More distant from the Lamorinda lifestyle, though still very much a local project, is Students Rising Above (SRA), an organization founded fourteen years ago by news anchor Wendy Tokuda that supports financially underprivileged Bay Area students in their college experiences, all the way from finances to exam preparation. Reaching out to nearly 700 applicants per year in all 11 Bay Area counties, “we try to connect the dots,” says SRA Executive Director Lynne Martin. “Where high school programs end, we begin.”
Unlike close to half of Beacon’s clients, close to 100% of SRA students are the first in their families to attend college. About 72% of those students come from foster care or are living without a parent. Yet they all boast not only impressive academic records but just as accurate moral compasses as well. “These are kids who have the ability to rise above circumstances that were beyond their control…we don’t only pull the 4.0s,” says Martin. “We look for kids who give back. It’s not a charity, it’s a loan. When students pay it forward is when we feel that we’ve been paid back.”
With almost 200 matriculating students this past academic year, SRA can confidently say that this method has been, and still is luctrative. But what makes Students Rising Above unique is its action beyond the financial factor.
“There are other programs that do part of what we do, but not the whole package,” says Martin. “We want to give the students opportunities for career assessment, summer internships, resume building, interviewing skills, and networking opportunities…we want them to have a portfolio of skills.”
Most unique to the SRA system are its advisor and mentor programs. “Just because a student gets their diploma doesn’t mean they’re done with us,” says Martin. “They need help with making the transition from high school to college, and college into the workforce.”
This is where advisors, paid employees with five to six year commitments to the program, and mentors, local volunteers, come into play as two different types of safety net. While the former acts as college and financial help just a phone call away, the latter is available around the clock for one-on-one attention.

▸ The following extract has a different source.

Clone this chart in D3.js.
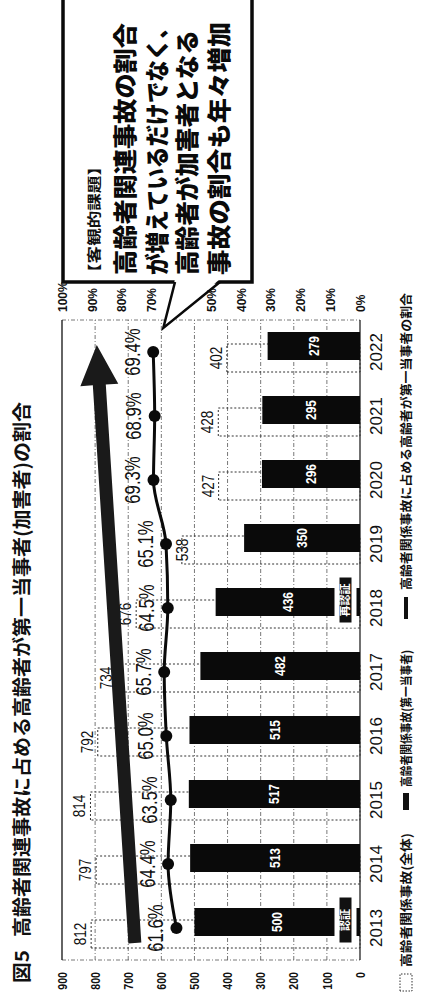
<!DOCTYPE html>
<html lang="ja">
<head>
<meta charset="utf-8">
<script src="https://cdn.jsdelivr.net/npm/d3@7"></script>
<style>
  html, body { margin: 0; padding: 0; background: #fff; }
  svg { display: block; }
</style>
</head>
<body>
<div id="chart"></div>
<script>
// ---- data ----
const years = ["2013", "2014", "2015", "2016", "2017", "2018", "2019", "2020", "2021", "2022"];
const totalAccidents = [812, 797, 814, 792, 734, 676, 538, 427, 428, 402];      // 高齢者関係事故(全体)
const firstPartyAccidents = [500, 513, 517, 515, 482, 436, 350, 296, 295, 279]; // 高齢者関係事故(第一当事者)
const firstPartyShare = [61.6, 64.4, 63.5, 65.0, 65.7, 64.5, 65.1, 69.3, 68.9, 69.4]; // 割合(%)
const countTicks = [0, 100, 200, 300, 400, 500, 600, 700, 800, 900];
const shareTicks = [0, 10, 20, 30, 40, 50, 60, 70, 80, 90, 100];
const eventYears = ["2013", "2018"];
const eventLabels = ["認証", "再認証"];

const titleMark = "図5";
const titleText = "高齢者関連事故に占める高齢者が第一当事者(加害者)の割合";
const legendLabels = ["高齢者関係事故(全体)", "高齢者関係事故(第一当事者)", "高齢者関係事故に占める高齢者が第一当事者の割合"];
const calloutHead = "【客観的課題】";
const calloutLines = ["高齢者関連事故の割合", "が増えているだけでなく、", "高齢者が加害者となる", "事故の割合も年々増加"];

// ---- page & rotated drawing frame ----
const pageW = 445, pageH = 1000;

const JP = "'Noto Sans CJK JP', 'Noto Sans', sans-serif";
const NUM = "'Liberation Sans', Arial, sans-serif";

const svg = d3.select("#chart").append("svg")
  .attr("width", pageW).attr("height", pageH)
  .attr("viewBox", `0 0 ${pageW} ${pageH}`);
svg.append("rect").attr("width", pageW).attr("height", pageH).attr("fill", "#fff");

// chart is laid out landscape, then turned a quarter counter-clockwise
const g = svg.append("g").attr("transform", `translate(0,${pageH}) rotate(-90)`);

// horizontally condense rendered text
function condense(sel, k) {
  sel.each(function () {
    const w = this.getComputedTextLength();
    this.setAttribute("textLength", w * k);
    this.setAttribute("lengthAdjust", "spacingAndGlyphs");
  });
}
function fitWidth(sel, w) {
  sel.attr("textLength", w).attr("lengthAdjust", "spacingAndGlyphs");
}

// ---- scales ----
const x = d3.scaleBand().domain(years).range([40, 680]);
const cx = d => x(d) + x.bandwidth() / 2;
const yCount = d3.scaleLinear().domain([0, 900]).range([360, 62]);
const yShare = d3.scaleLinear().domain([0, 100]).range([360, 62]);
const barW = 28, barShift = 6;

// ---- grid ----
const grid = g.append("g");
grid.selectAll("line.h").data(countTicks.filter(t => t > 0 && t < 900)).join("line")
  .attr("x1", 40).attr("x2", 680)
  .attr("y1", d => yCount(d)).attr("y2", d => yCount(d))
  .attr("stroke", "#555").attr("stroke-width", 0.8).attr("stroke-dasharray", "4 2 1 2");
grid.selectAll("line.v").data([40, 680]).join("line")
  .attr("x1", d => d).attr("x2", d => d)
  .attr("y1", yCount(900)).attr("y2", yCount(0))
  .attr("stroke", "#555").attr("stroke-width", 0.8).attr("stroke-dasharray", "4 2 1 2");
grid.append("line").attr("x1", 40).attr("x2", 680).attr("y1", yCount(900)).attr("y2", yCount(900))
  .attr("stroke", "#111").attr("stroke-width", 1.3);
grid.append("line").attr("x1", 40).attr("x2", 680).attr("y1", yCount(0)).attr("y2", yCount(0))
  .attr("stroke", "#111").attr("stroke-width", 1.2);

// ---- axes labels ----
const leftAxis = g.append("g").attr("transform", "translate(28,0)")
  .call(d3.axisLeft(yCount).tickValues(countTicks).tickSize(0).tickPadding(0));
leftAxis.select(".domain").remove();
leftAxis.selectAll("text").attr("font-family", NUM).attr("font-weight", "bold")
  .attr("font-size", 12).attr("fill", "#111").attr("dy", "0.35em");
condense(leftAxis.selectAll("text"), 0.88);

const rightAxis = g.append("g").attr("transform", "translate(688,0)")
  .call(d3.axisRight(yShare).tickValues(shareTicks).tickSize(0).tickPadding(0).tickFormat(d => d + "%"));
rightAxis.select(".domain").remove();
rightAxis.selectAll("text").attr("font-family", NUM).attr("font-weight", "bold")
  .attr("font-size", 12).attr("fill", "#111").attr("dy", "0.35em");

// ---- total accidents: dotted outline bars ----
const rows = years.map((yr, i) => ({
  yr, total: totalAccidents[i], first: firstPartyAccidents[i], share: firstPartyShare[i]
}));

g.append("g").selectAll("rect").data(rows).join("rect")
  .attr("x", d => cx(d.yr) - barShift - barW / 2)
  .attr("width", barW)
  .attr("y", d => yCount(d.total))
  .attr("height", d => yCount(0) - yCount(d.total))
  .attr("fill", "none").attr("stroke", "#333").attr("stroke-width", 1)
  .attr("stroke-dasharray", "2 2");

// ---- first-party accidents: black bars ----
g.append("g").selectAll("rect").data(rows).join("rect")
  .attr("x", d => cx(d.yr) + barShift - barW / 2)
  .attr("width", barW)
  .attr("y", d => yCount(d.first))
  .attr("height", d => yCount(0) - yCount(d.first))
  .attr("fill", "#0a0a0a");

// bar value labels
const barLabels = g.append("g").selectAll("text").data(rows).join("text")
  .attr("x", d => cx(d.yr) + barShift)
  .attr("y", d => (yCount(d.first) + yCount(0)) / 2)
  .attr("text-anchor", "middle").attr("dy", "0.35em")
  .attr("font-family", NUM).attr("font-weight", "bold").attr("font-size", 14.5)
  .attr("fill", "#fff").text(d => d.first);
condense(barLabels, 0.82);

// event tags on the bar foot
const tags = g.append("g").selectAll("g").data(eventYears.map((yr, i) => ({ yr, label: eventLabels[i] })))
  .join("g").attr("transform", d => `translate(${cx(d.yr) + 8},345.5)`);
tags.append("rect").attr("x", -25).attr("y", -8.5).attr("width", 50).attr("height", 17)
  .attr("fill", "#111").attr("stroke", "#fff").attr("stroke-width", 5);
tags.append("text").attr("text-anchor", "middle").attr("dy", "0.36em")
  .attr("font-family", JP).attr("font-weight", "bold").attr("font-size", 11).attr("fill", "#fff")
  .text(d => d.label);

// total labels sit over the outline bar, dropping below a share marker when they would touch it
const totalLabelY = d => {
  const above = yCount(d.total) - 11;
  const marker = yShare(d.share);
  return Math.abs(above - marker) < 14 ? marker + 16 : above;
};
const totalLabels = g.append("g").selectAll("text").data(rows).join("text")
  .attr("x", d => cx(d.yr) - barShift)
  .attr("y", totalLabelY)
  .attr("text-anchor", "middle").attr("dy", "0.35em")
  .attr("font-family", NUM).attr("font-size", 17).attr("fill", "#111")
  .text(d => d.total);
condense(totalLabels, 0.8);

// ---- trend arrow ----
const arrowFrom = { yr: "2013", value: 680 };
const arrowTo = { yr: "2022", value: 795 };
(function drawArrow() {
  const S = [x(arrowFrom.yr) + 17, yCount(arrowFrom.value)];
  const E = [cx(arrowTo.yr) + 7, yCount(arrowTo.value)];
  const len = Math.hypot(E[0] - S[0], E[1] - S[1]);
  const u = [(E[0] - S[0]) / len, (E[1] - S[1]) / len];
  const n = [-u[1], u[0]];
  const headLen = 40, headHalf = 19, shaftHalf = 6.5;
  const B = [E[0] - u[0] * headLen, E[1] - u[1] * headLen];
  const p = (P, k) => [P[0] + n[0] * k, P[1] + n[1] * k];
  const pts = [p(S, shaftHalf), p(B, shaftHalf), p(B, headHalf), E, p(B, -headHalf), p(B, -shaftHalf), p(S, -shaftHalf)];
  g.append("path").attr("d", d3.line()(pts) + "Z").attr("fill", "#1a1a1a");
})();

// ---- share line ----
g.append("path").datum(rows)
  .attr("d", d3.line().x(d => cx(d.yr)).y(d => yShare(d.share)).curve(d3.curveMonotoneX))
  .attr("fill", "none").attr("stroke", "#0a0a0a").attr("stroke-width", 3);
g.append("g").selectAll("circle").data(rows).join("circle")
  .attr("cx", d => cx(d.yr)).attr("cy", d => yShare(d.share)).attr("r", 6).attr("fill", "#0a0a0a");
const shareLabels = g.append("g").selectAll("text").data(rows).join("text")
  .attr("x", d => cx(d.yr)).attr("y", d => yShare(d.share) - 21)
  .attr("text-anchor", "middle").attr("dy", "0.35em")
  .attr("font-family", NUM).attr("font-size", 22).attr("fill", "#111")
  .text(d => d3.format(".1f")(d.share) + "%");
condense(shareLabels, 0.76);

// ---- year labels ----
g.append("g").selectAll("text").data(years).join("text")
  .attr("x", d => cx(d)).attr("y", 376)
  .attr("text-anchor", "middle").attr("dy", "0.35em")
  .attr("font-family", NUM).attr("font-size", 17).attr("fill", "#111")
  .text(d => d);

// ---- title ----
g.append("text").attr("x", 17).attr("y", 22).attr("dy", "0.36em")
  .attr("font-family", JP).attr("font-weight", "bold").attr("font-size", 19).attr("fill", "#111")
  .text(titleMark).call(fitWidth, 33);
g.append("text").attr("x", 63).attr("y", 22).attr("dy", "0.36em")
  .attr("font-family", JP).attr("font-weight", "bold").attr("font-size", 19).attr("fill", "#111")
  .text(titleText).call(fitWidth, 535);

// ---- legend ----
const lg = g.append("g");
lg.append("rect").attr("x", 9).attr("y", 400).attr("width", 17).attr("height", 12)
  .attr("fill", "none").attr("stroke", "#333").attr("stroke-width", 1).attr("stroke-dasharray", "1.5 1.5");
lg.append("rect").attr("x", 190).attr("y", 403).attr("width", 17).attr("height", 6).attr("fill", "#111");
lg.append("rect").attr("x", 381).attr("y", 404).attr("width", 22).attr("height", 4).attr("fill", "#111");
const legendX = [33, 213, 410];
const legendW = [134, 137, 297];
legendLabels.forEach((t, i) => {
  lg.append("text").attr("x", legendX[i]).attr("y", 406).attr("dy", "0.36em")
    .attr("font-family", JP).attr("font-weight", "bold").attr("font-size", 12.5).attr("fill", "#111")
    .text(t).call(fitWidth, legendW[i]);
});

// ---- callout ----
const callout = g.append("g");
callout.append("rect").attr("x", 718).attr("y", 63).attr("width", 300).attr("height", 189)
  .attr("fill", "#fff").attr("stroke", "#0a0a0a").attr("stroke-width", 3.5);
const tip = [cx("2022") + 24, yShare(66)];
callout.append("path").attr("d", d3.line()([[721, 175], tip, [721, 220]]) + "Z")
  .attr("fill", "#fff");
callout.append("path").attr("d", d3.line()([[718, 175], tip, [718, 220]]))
  .attr("fill", "none").attr("stroke", "#0a0a0a").attr("stroke-width", 2.5);
callout.append("text").attr("x", 719).attr("y", 94).attr("dy", "0.36em")
  .attr("font-family", JP).attr("font-weight", "bold").attr("font-size", 14).attr("fill", "#111")
  .text(calloutHead).call(fitWidth, 123);
const lineY = [125, 157, 187, 219];
const lineW = [252, 258, 245, 253];
calloutLines.forEach((t, i) => {
  callout.append("text").attr("x", 725).attr("y", lineY[i]).attr("dy", "0.36em")
    .attr("font-family", JP).attr("font-weight", "900").attr("font-size", 24).attr("fill", "#0a0a0a")
    .text(t).call(fitWidth, lineW[i]);
});
</script>
</body>
</html>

“Advisors are assigned to students immediately and work with their students from the beginning until they graduate from college,” says Martin. “They help with academics, but also with emotional and social challenges of being in college.”
Mentors, on the other hand, are not financially involved. “This is a relationship of time and friendship,” says Martin. While one advisor may be responsible for multiple students at any given time, mentors are strictly dedicated to one specific student.
To say that this portion of the program is effective would be an understatement; the SRA graduation rate has increased from 50 to 90% since the Advisor Program was first introduced. Furthermore, the involvement of outside adults allows students a greater feeling of independence from their family backgrounds.
“We don’t work with the families per se, we work with the students,” says Martin. “A lot of families aren’t excited about [the process].”
Though there is demand for such programs in urban areas across the country, what Lamorinda readers ought to take away is that the immediate surroundings are desperate for this kind of attention. “Someday we may expand outside the Bay Area, but the philosophy is ‘why do that when there are so many in our own backyard that need our help?’” says Martin. “I can drive you 20 minutes from where you are and we’ll be in a pocket of poverty.”
“From a societal standpoint we’re going to pay for these students either way,” says Martin. “And this way is a whole lot more fun.”